Task directions
Quote all of the data exactly as given. Skip every picture it contains.
::::::::
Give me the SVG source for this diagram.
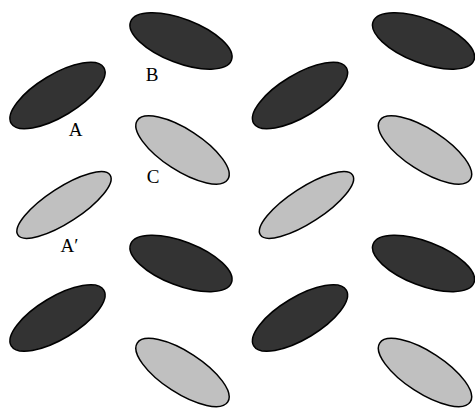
<svg xmlns="http://www.w3.org/2000/svg" xmlns:xlink="http://www.w3.org/1999/xlink" width="475" height="408" viewBox="0 0 475 408">
<style>
.dark{fill:#333333;stroke:#000;stroke-width:1.5}
.light{fill:#c0c0c0;stroke:#000;stroke-width:1.5}
.lbl{font-family:"Liberation Serif","Times New Roman",serif;font-size:19px;fill:#000}
</style>
<defs>
<ellipse id="eA" class="dark" cx="0" cy="0" rx="54" ry="21" transform="rotate(-31)"/>
<ellipse id="eB" class="dark" cx="0" cy="0" rx="54" ry="22" transform="rotate(21)"/>
<ellipse id="eC" class="light" cx="0" cy="0" rx="54" ry="20.5" transform="rotate(33)"/>
<ellipse id="eA2" class="light" cx="0" cy="0" rx="55" ry="17.5" transform="rotate(-33)"/>
</defs>
<rect width="475" height="408" fill="#fff"/>
<g id="B1"><use xlink:href="#eB" transform="translate(181,41)"/></g>
<g id="B2"><use xlink:href="#eB" transform="translate(423.5,41)"/></g>
<g id="A1"><use xlink:href="#eA" transform="translate(57.5,95.5)"/></g>
<g id="A2"><use xlink:href="#eA" transform="translate(300,95.5)"/></g>
<g id="C1"><use xlink:href="#eC" transform="translate(182.5,150)"/></g>
<g id="C2"><use xlink:href="#eC" transform="translate(425,150)"/></g>
<g id="Ap1"><use xlink:href="#eA2" transform="translate(64,205)"/></g>
<g id="Ap2"><use xlink:href="#eA2" transform="translate(306.5,205)"/></g>
<g id="B3"><use xlink:href="#eB" transform="translate(181,263.5)"/></g>
<g id="B4"><use xlink:href="#eB" transform="translate(423.5,263.5)"/></g>
<g id="A3"><use xlink:href="#eA" transform="translate(57.5,318)"/></g>
<g id="A4"><use xlink:href="#eA" transform="translate(300,318)"/></g>
<g id="C3"><use xlink:href="#eC" transform="translate(182.5,372.5)"/></g>
<g id="C4"><use xlink:href="#eC" transform="translate(425,372.5)"/></g>
<g id="labels">
<text class="lbl" x="152" y="81" text-anchor="middle">B</text>
<text class="lbl" x="75.5" y="136" text-anchor="middle">A</text>
<text class="lbl" x="153" y="183" text-anchor="middle">C</text>
<text class="lbl" x="60.5" y="252">A′</text>
</g>
<g id="connectors"/>
</svg>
::::::::
Answer for the task
Give me the SVG source for this diagram.
<svg xmlns="http://www.w3.org/2000/svg" xmlns:xlink="http://www.w3.org/1999/xlink" width="475" height="408" viewBox="0 0 475 408">
<style>
.dark{fill:#333333;stroke:#000;stroke-width:1.5}
.light{fill:#c0c0c0;stroke:#000;stroke-width:1.5}
.lbl{font-family:"Liberation Serif","Times New Roman",serif;font-size:19px;fill:#000}
</style>
<defs>
<ellipse id="eA" class="dark" cx="0" cy="0" rx="54" ry="21" transform="rotate(-31)"/>
<ellipse id="eB" class="dark" cx="0" cy="0" rx="54" ry="22" transform="rotate(21)"/>
<ellipse id="eC" class="light" cx="0" cy="0" rx="54" ry="20.5" transform="rotate(33)"/>
<ellipse id="eA2" class="light" cx="0" cy="0" rx="55" ry="17.5" transform="rotate(-33)"/>
</defs>
<rect width="475" height="408" fill="#fff"/>
<g id="B1"><use xlink:href="#eB" transform="translate(181,41)"/></g>
<g id="B2"><use xlink:href="#eB" transform="translate(423.5,41)"/></g>
<g id="A1"><use xlink:href="#eA" transform="translate(57.5,95.5)"/></g>
<g id="A2"><use xlink:href="#eA" transform="translate(300,95.5)"/></g>
<g id="C1"><use xlink:href="#eC" transform="translate(182.5,150)"/></g>
<g id="C2"><use xlink:href="#eC" transform="translate(425,150)"/></g>
<g id="Ap1"><use xlink:href="#eA2" transform="translate(64,205)"/></g>
<g id="Ap2"><use xlink:href="#eA2" transform="translate(306.5,205)"/></g>
<g id="B3"><use xlink:href="#eB" transform="translate(181,263.5)"/></g>
<g id="B4"><use xlink:href="#eB" transform="translate(423.5,263.5)"/></g>
<g id="A3"><use xlink:href="#eA" transform="translate(57.5,318)"/></g>
<g id="A4"><use xlink:href="#eA" transform="translate(300,318)"/></g>
<g id="C3"><use xlink:href="#eC" transform="translate(182.5,372.5)"/></g>
<g id="C4"><use xlink:href="#eC" transform="translate(425,372.5)"/></g>
<g id="labels">
<text class="lbl" x="152" y="81" text-anchor="middle">B</text>
<text class="lbl" x="75.5" y="136" text-anchor="middle">A</text>
<text class="lbl" x="153" y="183" text-anchor="middle">C</text>
<text class="lbl" x="60.5" y="252">A′</text>
</g>
<g id="connectors"/>
</svg>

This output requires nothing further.